Les pays les plus touchés sont les plus industrialisés (USA/Europe). Anthony Di Prima note toutefois qu’il existe une réglementation aux États-Unis, imposant aux entreprises de signaler certains incidents, ce qui peut expliquer la prépondérance des événements liés à ce pays dans l’étude. Parmi les enseignements du document publié par le groupe de travail SCADA du CLUSIF, on retiendra que les attaques de gravité majeure sont d’un niveau de complexité élevé, voire très élevé : elles sont rendues possibles si l’attaquant dispose de moyens financiers et matériels conséquents et d’un haut niveau d’expertise. En effet, une attaque sur un système industriel nécessite une connaissance pointue du métier et des processus associés. Ce qui explique peut-être pourquoi de telles attaques sont encore peu nombreuses.
Par ailleurs, l’augmentation croissante ces dernières années du nombre d’incidents s’explique sans doute par une généralisation des technologies de l’information : la plupart des protocoles industriels sont à présent déclinés sur TCP/IP, et de plus en plus de logiciels de niveau 2 (supervision, historisation) voire des composants de niveau 1 (PLC, RTU) fonctionnent sur des systèmes d’exploitation issus du monde IT classique. L’interconnexion des réseaux industriels avec les réseaux de bureautique, dans des objectifs de performance, de reporting et d’économie impacte probablement ces systèmes, tout comme la sous-traitance des projets, les astreintes distantes et l’externalisation de la maintenance qui multiplient les accès aux réseaux industriels.
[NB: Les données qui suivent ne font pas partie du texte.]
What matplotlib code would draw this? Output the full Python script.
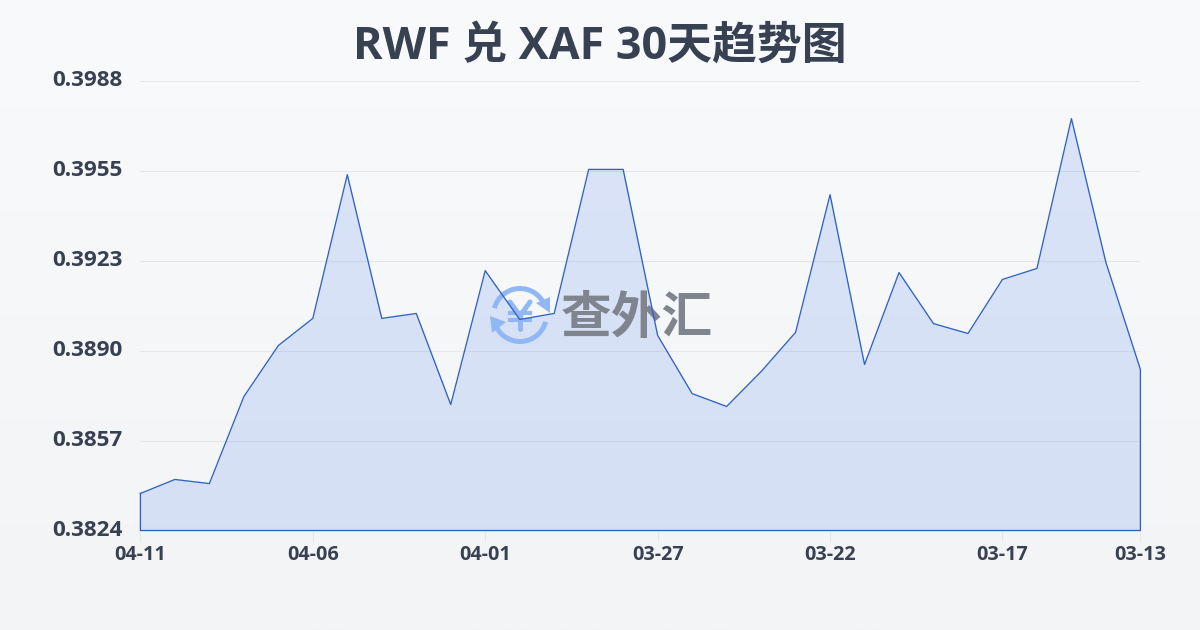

Le groupe de travail relève que le contrôle des flux logiques et physiques aux interconnexions entre le SI de gestion et le SI industriel et au sein de ce dernier auraient constitué des mesures efficaces pour contrer les incidents. Tout comme la maîtrise des accès externes avec authentification forte et des procédures d’isolement en cas d’alerte
Au cours de la conférence du CLUSIF, trois entreprises (Michelin, Engie et RTE) ont présenté des retours d’expérience en matière de protection des SCADA. Pierre Raufast, RSSI Europe et responsable du CERT Michelin, a rappelé que le groupe industriel comptait près de 70 usines dans 17 pays, avec différentes activités et donc différents types d’outils industriels. Les contraintes sont donc multiples, avec, notamment, une disponibilité attendue est de 24 heures sur 24, sept jours sur sept avec une obsolescence (mécanique et automatisme) subie. L’équipe informatique industrielle est par ailleurs restreinte et n’est donc pas présente en permanence sur tous les sites.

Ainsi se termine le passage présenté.